OTTAWA – The Bank of Canada is scheduled to deliver an eagerly awaited assessment Wednesday: its take on just how much of a lift it expects the economy to get from billions in federal government spending commitments.
The analysis will be released as part of the central bank’s quarterly update to its economic projections. The report will also coincide with the bank’s latest announcement on its benchmark interest rate.
It will be the Bank of Canada’s first monetary policy report since the Liberal government tabled its March 22 budget, which contained billions of dollars worth of spending measures and tax relief.
To help fund the plan, the budget projected five-straight annual deficits totalling more than $110 billion, starting with a $29.4-billion shortfall in 2016-17.
The Finance Department estimated the Liberal budget, which includes measures to boost infrastructure investments and tax relief for middle- and low-income households, will generate economic growth of 0.5 per cent this year and one per cent in 2017-18.
The document also predicted the measures to create or maintain 143,000 jobs over the next two years.

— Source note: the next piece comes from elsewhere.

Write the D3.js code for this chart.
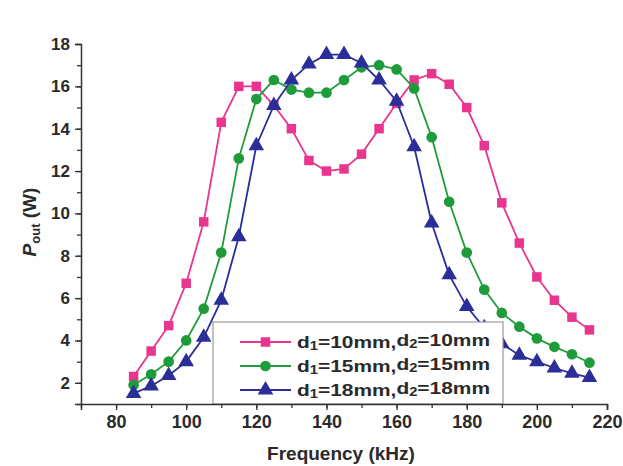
<!DOCTYPE html>
<html><head><meta charset="utf-8">
<script src="https://cdn.jsdelivr.net/npm/d3@7"></script>
<style>
body{margin:0;background:#fff;}
text{font-family:"Liberation Sans",Arial,sans-serif;font-weight:bold;fill:#2a2a2a;}
</style></head>
<body><svg id="c" width="623" height="466"></svg>
<script>
const freq = [85,90,95,100,105,110,115,120,125,130,135,140,145,150,155,160,165,170,175,180,185,190,195,200,205,210,215];
const p10 = [2.3,3.5,4.7,6.7,9.6,14.3,16.0,16.0,15.1,14.0,12.5,12.0,12.1,12.8,14.0,15.2,16.3,16.6,16.1,15.0,13.2,10.5,8.6,7.0,5.9,5.1,4.5];
const p15 = [1.9,2.4,3.0,4.0,5.5,8.15,12.6,15.4,16.3,15.85,15.7,15.7,16.3,16.9,17.0,16.8,15.9,13.6,10.55,8.15,6.4,5.3,4.65,4.1,3.7,3.35,2.95];
const p18 = [1.5,1.85,2.35,3.0,4.15,5.9,8.9,13.2,15.1,16.3,17.05,17.5,17.5,17.1,16.3,15.3,13.15,9.55,7.1,5.6,4.6,3.85,3.3,3.0,2.7,2.45,2.25];
const seriesNames = [["d","1","=10mm,","d","2","=10mm"],["d","1","=15mm,","d","2","=15mm"],["d","1","=18mm,","d","2","=18mm"]];
const xTicks = [80,100,120,140,160,180,200,220];
const yTicks = [2,4,6,8,10,12,14,16,18];
const xLabel = "Frequency (kHz)";

const svg = d3.select("#c");
const x = d3.scaleLinear().domain([70,220]).range([81,607]);
const y = d3.scaleLinear().domain([1,18]).range([404,44]);
const colors = ["#e8358e","#1e9c3c","#2b2d98"];
const shapes = [d3.symbolSquare, d3.symbolCircle, d3.symbolTriangle];
const sizes = [90, 90, 105];
const all = [p10,p15,p18];

const line = d3.line().x(d=>x(d[0])).y(d=>y(d[1]));
all.forEach((s,i)=>{
  const pts = freq.map((f,j)=>[f,s[j]]);
  svg.append("path").attr("d",line(pts)).attr("fill","none").attr("stroke",colors[i]).attr("stroke-width",1.8);
  svg.append("g").selectAll("path").data(pts).join("path")
    .attr("transform",d=>`translate(${x(d[0])},${y(d[1])})`)
    .attr("d",d3.symbol().type(shapes[i]).size(sizes[i]))
    .attr("fill",colors[i]);
});

// legend
const lg = svg.append("g");
lg.append("rect").attr("x",213).attr("y",322).attr("width",290).attr("height",82)
  .attr("fill","#fff").attr("stroke","#9a9a9a").attr("stroke-width",1.2);
seriesNames.forEach((nm,i)=>{
  const yy = 342 + i*24;
  lg.append("line").attr("x1",240).attr("x2",291).attr("y1",yy).attr("y2",yy).attr("stroke",colors[i]).attr("stroke-width",2);
  lg.append("path").attr("transform",`translate(265.5,${yy})`).attr("d",d3.symbol().type(shapes[i]).size(sizes[i])).attr("fill",colors[i]);
  const t = lg.append("text").attr("x",297).attr("y",yy+6).attr("font-size",17)
    .attr("textLength",193).attr("lengthAdjust","spacingAndGlyphs");
  nm.forEach((s,k)=>{
    const sub = (k===1||k===4);
    const ts = t.append("tspan").text(s);
    if(sub) ts.attr("font-size",12).attr("dy",2);
    else if(k>0) ts.attr("dy",-2);
  });
});

// axes
const xa = svg.append("g").attr("transform","translate(0,404)");
xa.call(d3.axisBottom(x).tickValues(d3.range(70,221,10)).tickSize(4).tickFormat(""));
xa.call(g=>g.select(".domain").remove());
const xb = svg.append("g").attr("transform","translate(0,404)");
xb.call(d3.axisBottom(x).tickValues(xTicks).tickSize(6).tickPadding(5).tickFormat(d3.format("d")));
xb.select(".domain").attr("stroke","#333").attr("stroke-width",1.5);
xb.selectAll("text").attr("font-size",18).attr("fill","#2a2a2a").attr("font-family","Liberation Sans, Arial").attr("font-weight","bold");

const ya = svg.append("g").attr("transform","translate(81,0)");
ya.call(d3.axisLeft(y).tickValues(d3.range(1,19,1)).tickSize(4).tickFormat(""));
ya.call(g=>g.select(".domain").remove());
const yb = svg.append("g").attr("transform","translate(81,0)");
yb.call(d3.axisLeft(y).tickValues(yTicks).tickSize(6).tickPadding(5).tickFormat(d3.format("d")));
yb.select(".domain").attr("stroke","#333").attr("stroke-width",1.5);
yb.selectAll("text").attr("font-size",17).attr("fill","#2a2a2a").attr("font-family","Liberation Sans, Arial").attr("font-weight","bold");
svg.selectAll(".tick line").attr("stroke","#333").attr("stroke-width",1.3);

svg.append("text").attr("x",341).attr("y",460).attr("text-anchor","middle").attr("font-size",19).text(xLabel);
const yl = svg.append("text").attr("transform","translate(36,222) rotate(-90)").attr("text-anchor","middle").attr("font-size",19);
yl.append("tspan").attr("font-style","italic").text("P");
yl.append("tspan").attr("font-size",13).attr("dy",4).text("out");
yl.append("tspan").attr("dy",-4).text(" (W)");
</script></body></html>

But some experts, including the federal budget watchdog, have called those numbers a little optimistic.
A report last week by the parliamentary budget office said the measures are more likely to create or maintain 86,000 jobs over the next two years, while boosting growth by 0.5 per cent this year and 0.8 per cent in 2017-18.
The last time the Bank of Canada updated its economic forecasts was in January, when the economy appeared to be in weaker shape.
At the time, it downgraded its 2016 growth projection to 1.4 per cent from its fall forecast of two per cent and predicted the economy to expand by 2.4 per cent in 2017.
On that day, which also featured an interest rate announcement, governor Stephen Poloz said senior bank officials had considered making another cut to the already-low rate of 0.5 per cent to help the economy.
But Poloz said the eventual decision to stand pat came after they mulled over what he considered a key factor: the Liberal vow to inject billions into infrastructure projects.
Since January, however, conditions have apparently already started to improved for the overall Canadian economy.
Wednesday’s assessment comes amid growing evidence that the economy, battered by the oil-price shock since late 2014, has been gathering strength — helped, in part, by the weakened dollar and low interest rates.
In recent weeks, indicators have shown unexpectedly robust numbers for areas such as economic growth, employment as well as retail and manufacturing sales.
As a result, many private-sector economists have increased their growth projections for 2016.
For example, the Bank of America Merrill Lynch Global Research is now predicting the Bank of Canada will raise its growth forecast for this year to two per cent and 2.8 per cent in 2017.
“Canada’s economy was battered and bruised in 2015, but already it seems to be exiting its slump briskly,” Bank of America economist Emanuella Enenajor wrote this week in a note to clients.
“These elevated growth rates suggest the (Bank of Canada’s) appetite for any further rate cuts has substantially diminished.”
Still, Robert Kavcic, senior economist with BMO Capital Markets, said this week that he doubts Poloz will want to sound too upbeat in its assessment of Canada’s economic performance and its near-term prospects, “for fear of launching a much stronger loonie and nipping export momentum in the bud.”
Analysts, meanwhile, are not expecting the bank to move the interest rate Wednesday.
But despite improvements in the data, other experts remain more skeptical that such a rebound in Canada is underway.
On Tuesday, the International Monetary Fund dropped its growth projections for Canada and the world, citing slowing global oil exports, low crude prices and weak demand for non-oil commodities.
The IMF is now projecting Canada’s economy to grow 1.5 per cent this year and 1.9 per cent next year. In January, the IMF predicated the country’s growth would be 1.7 per cent in 2016 and 2.1 per cent in 2017.